Wednesday, March 9, 2011

Thank You, Chicago Sun-Times

Thanks to the Chicago Sun-Times for its progressive editorial, "Honest Work Beats Ex-Cons on the Dole."  While many media outlets have made the case, in recent months, for removing barriers to employment for those all-too-human of us who have transgressed the law, none have made it more directly and unequivocally, as evidenced in the editorial's very first two sentences:

     The fastest way to make sure an ex-con turns to crime again is to deny him any chance
     at a job.
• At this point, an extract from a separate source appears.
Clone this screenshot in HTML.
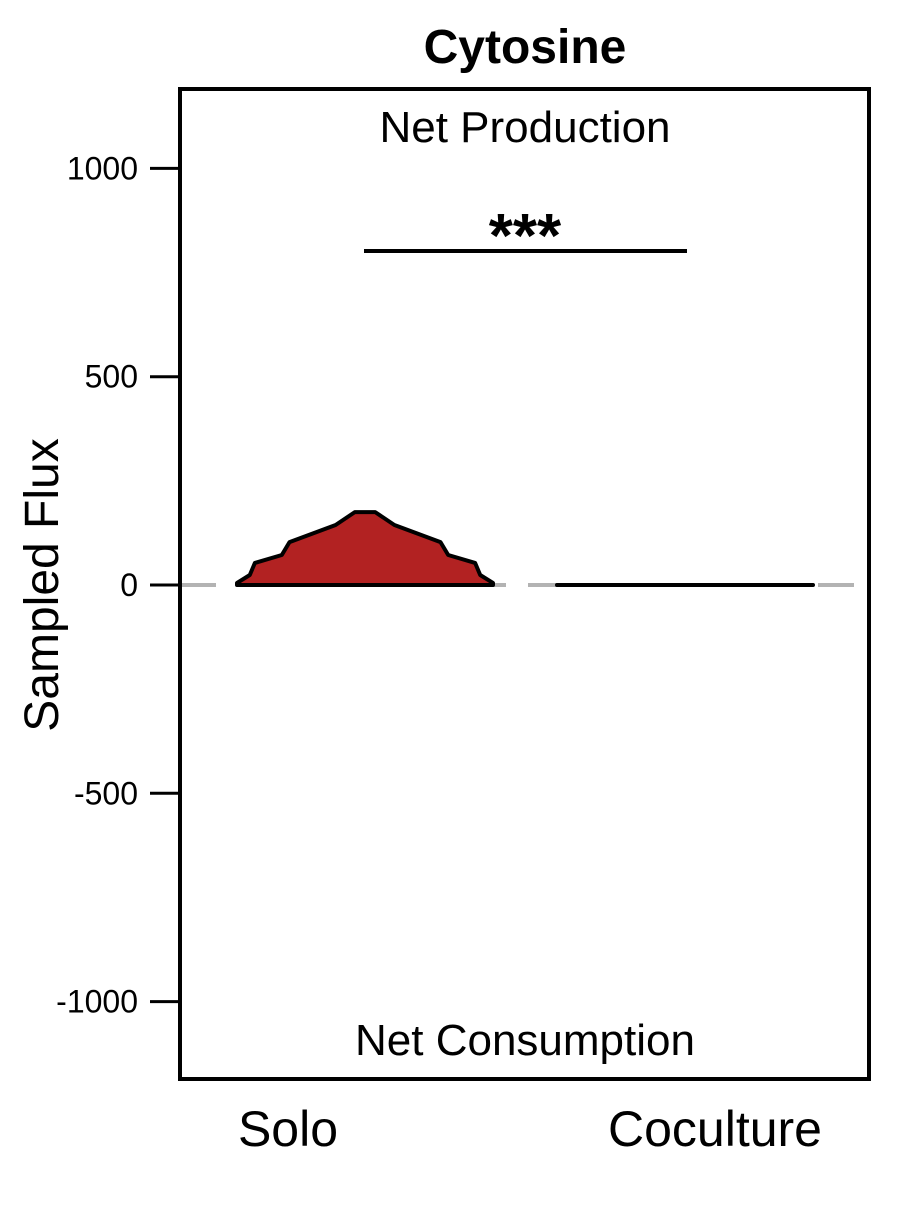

If he can't get honest work, nobody should be surprised when he returns to
     dishonest work.

Such simple reasoning most often goes unacknowledged in the peripatetic public discussion about the outrageously high recidivism rates throughout the country.  Apparently, most of us would rather preserve the option of routinely dumping our accumulated bile upon those we can habitually impugn with near-universal approval, than support the sound public policy of fair employment and career opportunities for ex-offenders.

In a society that purportedly values the acceptance of responsibility, and trumpets the dignity of work,  the systemic exclusion of ex-offenders from the economic mainstream amounts to an irresponsible denial of the dignity of those most fallible of mortals among us.  Among a people that insists on the power and necessity of faith, and redemption, the disconnect between the real and the ideal belies our most humble words of prayer.